Mailer había tomado cursos de aeronáutica en Harvard, pero odiaba la dominación tecnológica. Capaz de explicar con solvencia la mecánica espacial, estaba convencido de que las grandes ideas no producen motores, sino enigmas. “Nada puede ser totalmente conocido”, afirmaba; el espíritu depende del misterio, no de los datos. Combatiente por naturaleza, se estimulaba criticando su material. Alzó la vista a la luna con el ambiguo orgullo de quien está a punto de atestiguar una proeza que mancillará creencias milenarias.

En tercera persona explicó que había entrado a la política porque “se sentía tan culpable que pensó que al ser electo pagaría sus culpas”. El fracaso lo alejó de las “imperiales exigencias de su ego”. Ahora podía concentrarse en los pilotos de la nueva era. Su “sentido de la misión” era “tan profundo que no podía ser comunicado”. Los astronautas debían enfrentar la épica con una pasividad extrema, casi inmóviles. ¿De dónde sacaría Mailer las 115 mil palabras encomendadas para su propia misión? ¿Dotaría de elocuencia a los inexpresivos hombres de la cápsula?

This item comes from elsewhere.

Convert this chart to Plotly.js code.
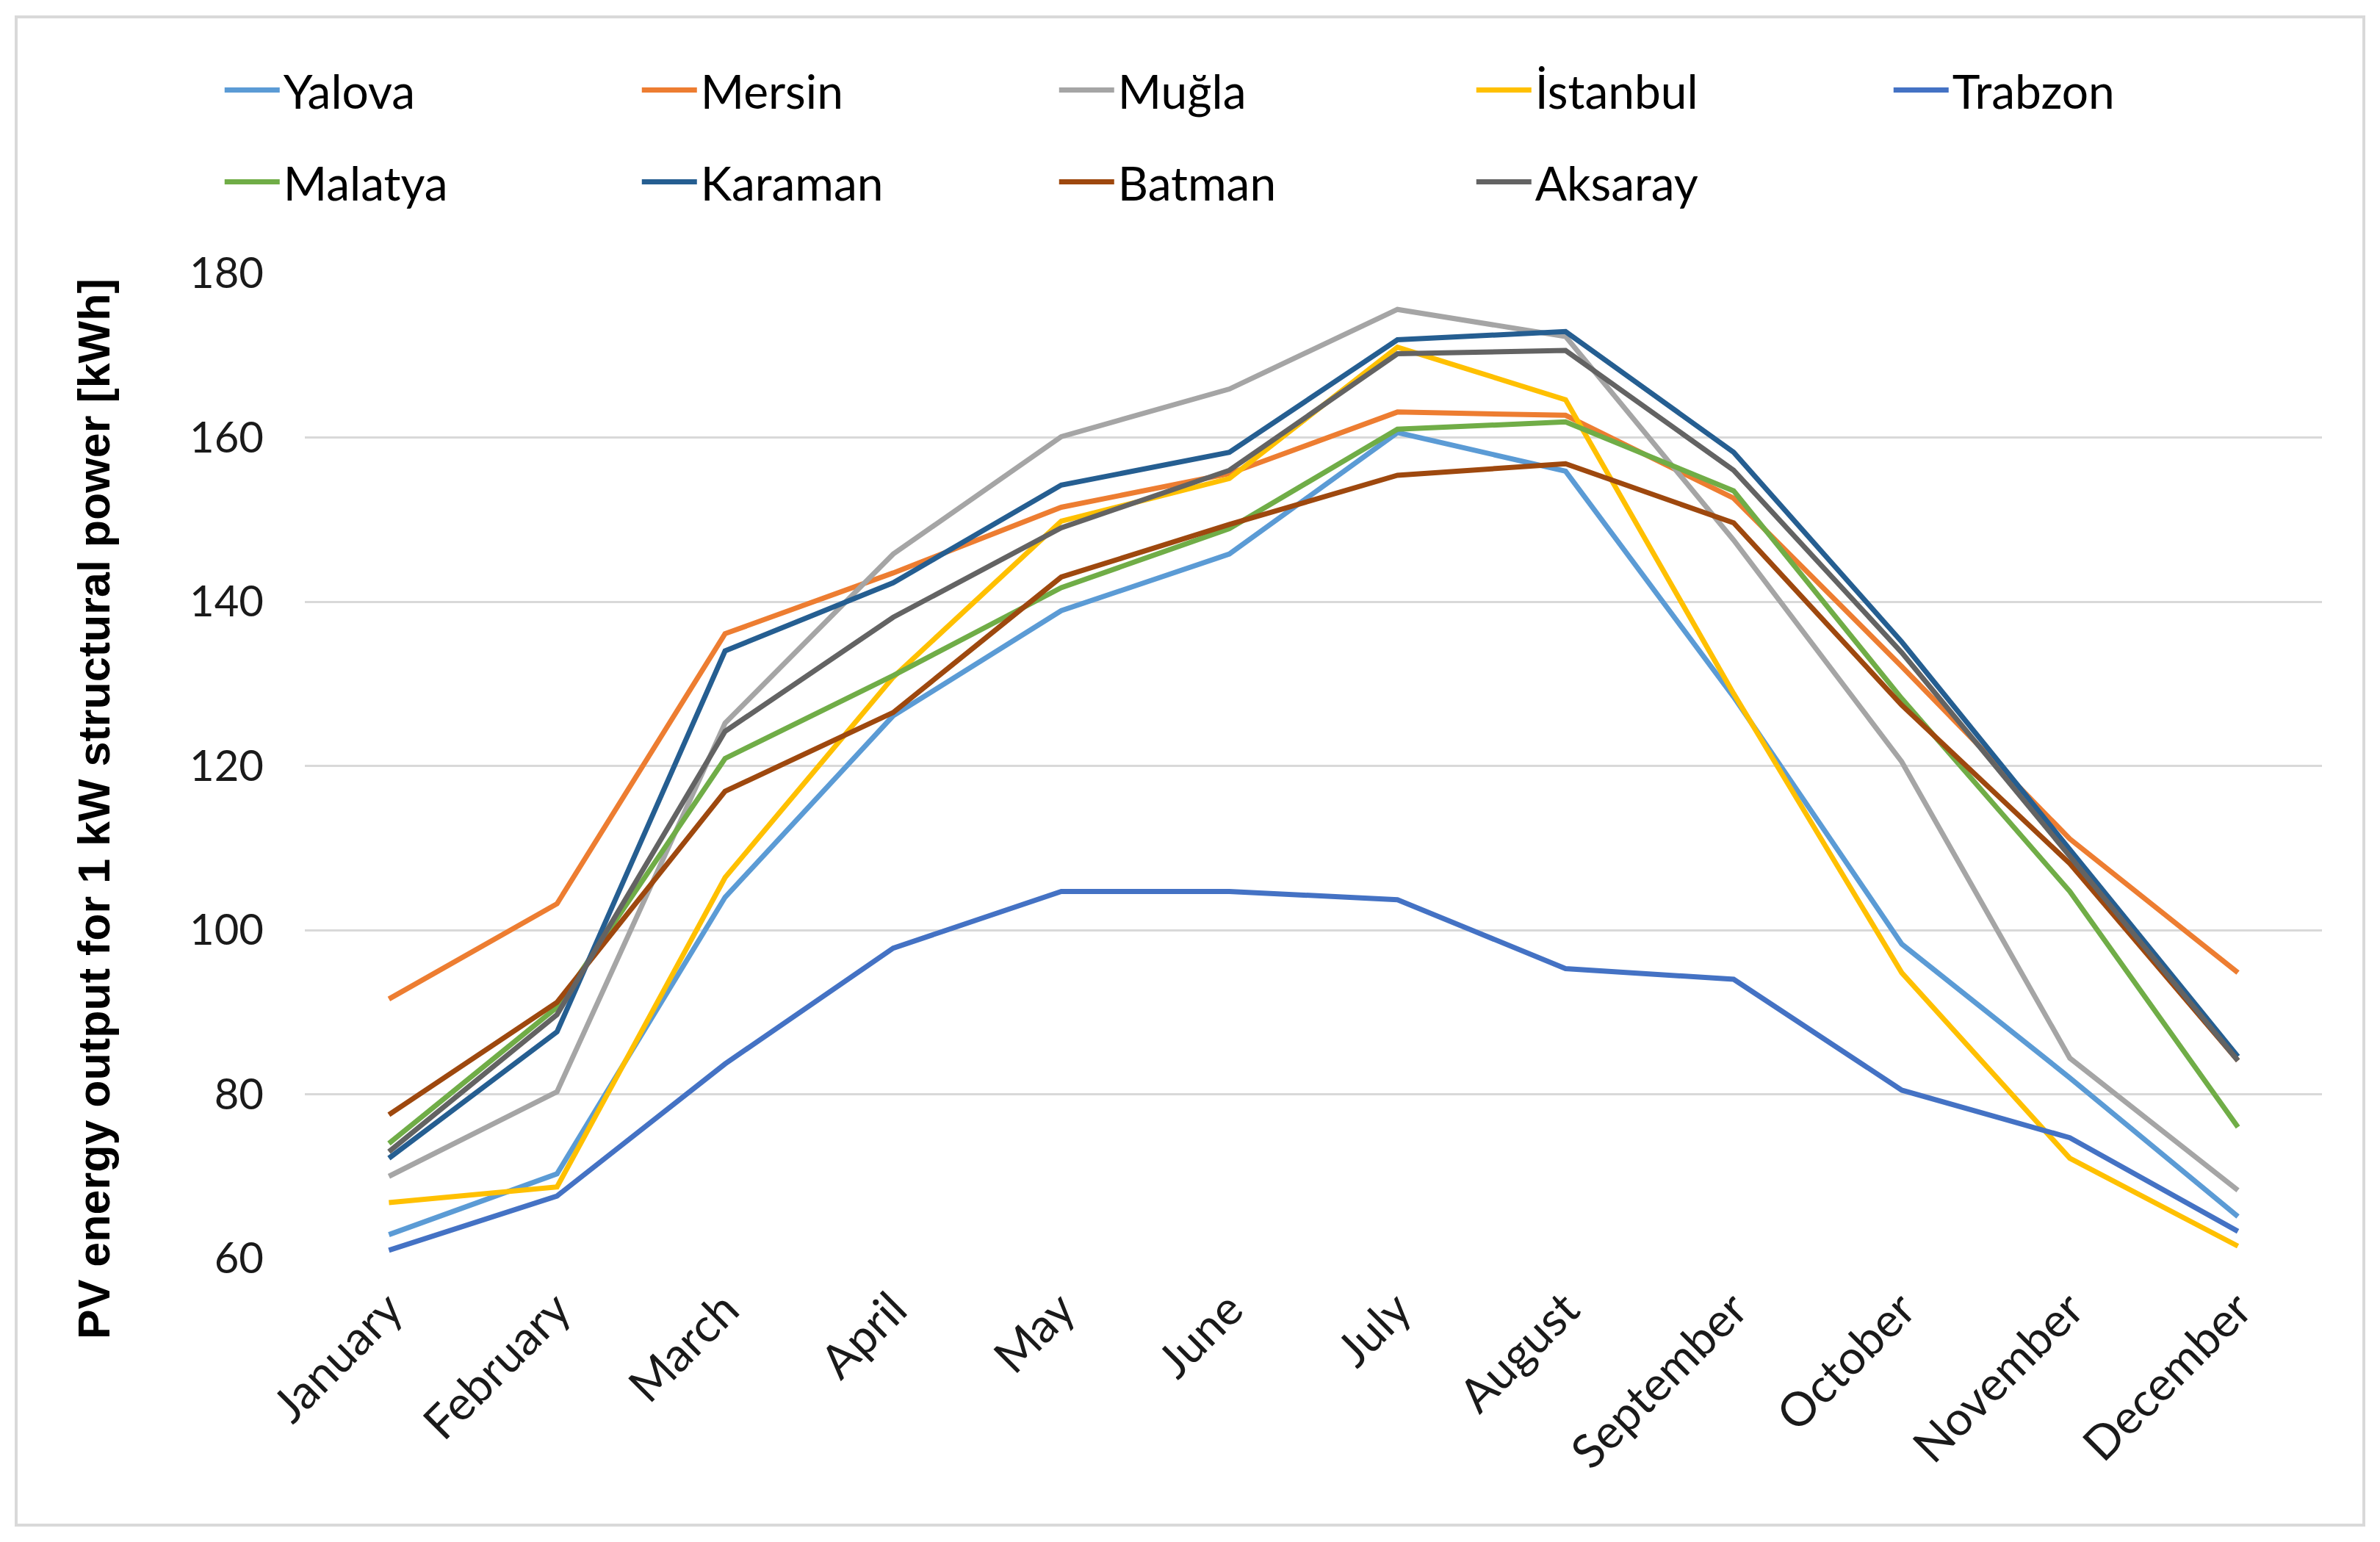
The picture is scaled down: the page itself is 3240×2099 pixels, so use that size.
<!DOCTYPE html>
<html>
<head>
<meta charset="utf-8">
<script src="https://cdn.plot.ly/plotly-3.0.1.min.js"></script>
<style>
  html, body { margin: 0; padding: 0; background: #ffffff; }
  #wrap { position: relative; width: 3240px; height: 2099px; }
  #chart { position: absolute; left: 0; top: 0; width: 3240px; height: 2099px; }
  #frame { position: absolute; left: 20px; top: 21px; width: 3192px; height: 2049px;
           border: 4px solid #d9d9d9; pointer-events: none; }
</style>
</head>
<body>
<div id="wrap">
  <div id="chart"></div>
  <div id="frame"></div>
</div>
<script>
// ---- data ----
const months = ["January", "February", "March", "April", "May", "June",
                "July", "August", "September", "October", "November", "December"];

const yalova   = [62.9, 70.3, 104.0, 126.1, 138.9, 145.8, 160.6, 155.9, 128.4, 98.3, 82.0, 65.1];
const mersin   = [91.6, 103.2, 136.1, 143.5, 151.5, 155.6, 163.1, 162.7, 152.6, 132.1, 111.1, 94.8];
const mugla    = [70.0, 80.3, 125.2, 145.8, 160.1, 165.9, 175.6, 172.3, 147.5, 120.5, 84.4, 68.3];
const istanbul = [66.8, 68.7, 106.4, 130.8, 149.8, 155.0, 171.0, 164.6, 128.8, 94.8, 72.2, 61.5];
const trabzon  = [61.0, 67.6, 83.7, 97.8, 104.7, 104.7, 103.7, 95.3, 94.0, 80.5, 74.7, 63.3];
const malatya  = [74.0, 90.6, 120.9, 131.0, 141.7, 148.9, 161.0, 161.9, 153.5, 128.2, 104.7, 76.0];
const karaman  = [72.2, 87.6, 134.0, 142.3, 154.2, 158.2, 171.9, 172.9, 158.2, 135.1, 109.8, 84.6];
const batman   = [77.5, 91.2, 116.9, 126.5, 143.0, 149.4, 155.4, 156.8, 149.6, 127.4, 108.1, 84.1];
const aksaray  = [73.0, 89.7, 124.2, 138.1, 149.0, 156.0, 170.2, 170.6, 156.0, 133.8, 109.0, 84.1];

const seriesNames  = ["Yalova", "Mersin", "Muğla", "İstanbul", "Trabzon",
                      "Malatya", "Karaman", "Batman", "Aksaray"];
const seriesValues = [yalova, mersin, mugla, istanbul, trabzon,
                      malatya, karaman, batman, aksaray];
const seriesColors = ["#5B9BD5", "#ED7D31", "#A5A5A5", "#FFC000", "#4472C4",
                      "#70AD47", "#255E91", "#9E480E", "#636363"];

const yTitle = "PV energy output for 1 kW structural power [kWh]";

// ---- traces ----
const traces = seriesNames.map((name, i) => ({
  type: "scatter",
  mode: "lines",
  name: name,
  x: months,
  y: seriesValues[i],
  line: { color: seriesColors[i], width: 7 },
  legend: i < 5 ? "legend" : "legend2",
  hoverinfo: "x+y+name"
}));

const textFont = "Lato, 'Open Sans', sans-serif";
const legendBase = {
  orientation: "h",
  xanchor: "left",
  yanchor: "middle",
  x: -0.0416,
  font: { family: textFont, size: 64, color: "#000000" },
  bgcolor: "rgba(0,0,0,0)",
  borderwidth: 0,
  entrywidth: 478,
  entrywidthmode: "pixels",
  itemwidth: 75,
  traceorder: "normal"
};

const layout = {
  width: 3240,
  height: 2099,
  paper_bgcolor: "#ffffff",
  plot_bgcolor: "#ffffff",
  margin: { l: 415, r: 79, t: 372, b: 386, autoexpand: false },
  showlegend: true,
  legend: Object.assign({}, legendBase, { y: 1.1857 }),
  legend2: Object.assign({}, legendBase, { y: 1.0925 }),
  xaxis: {
    type: "category",
    range: [-0.5, 11.5],
    showgrid: false,
    zeroline: false,
    showline: false,
    ticks: "",
    tickangle: -45,
    ticklabelstandoff: 18,
    tickfont: { family: textFont, size: 64, color: "#1a1a1a" }
  },
  yaxis: {
    range: [60, 180],
    dtick: 20,
    tick0: 60,
    showgrid: true,
    gridcolor: "#d9d9d9",
    gridwidth: 3,
    zeroline: false,
    showline: false,
    ticks: "",
    ticklabelstandoff: 55,
    tickfont: { family: textFont, size: 58, color: "#1a1a1a" }
  },
  annotations: [{
    text: yTitle,
    xref: "paper", yref: "paper",
    x: -0.1045, y: 0.4564,
    xanchor: "center", yanchor: "middle",
    textangle: -90,
    showarrow: false,
    font: { family: "'Liberation Sans', Arial, sans-serif", size: 61, weight: "bold", color: "#000000" }
  }]
};

Plotly.newPlot("chart", traces, layout, { staticPlot: true, displayModeBar: false });
</script>
</body>
</html>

También García Márquez sospechaba que el Apolo XI no dejaría otro saldo que una bandera en una tierra sin vientos. En el mundo sublunar los misterios son distintos: la protagonista de “El gato bajo la lluvia” sale a buscar un gato en una ciudad italiana; no da con él, regresa a la habitación donde su marido lee un libro, ajeno a ella, y habla de las muchas cosas que le hacen falta. De algún modo, el gato perdido representa eso.

“¿Estamos listos para un despegue filosófico?”, preguntó Mailer ante el lanzamiento en Cabo Cañaveral. La respuesta fue su titánico reportaje Un fuego en la luna. La causa por la que cubrió el alunizaje no deja de asombrar. Ocho años antes, el autor de “El gato bajo la lluvia” había muerto. Mailer no se había repuesto del disparo que el león se dio a sí mismo. Su viaje a la luna comienza recordando ese sacrificio.

¿Por qué siempre pensamos en “otra cosa”? Durante su Presidencia, Barak Obama decidió que los principales fondos para la investigación científica se dedicaran a una región más enigmática que el espacio exterior: la mente, que está en la luna.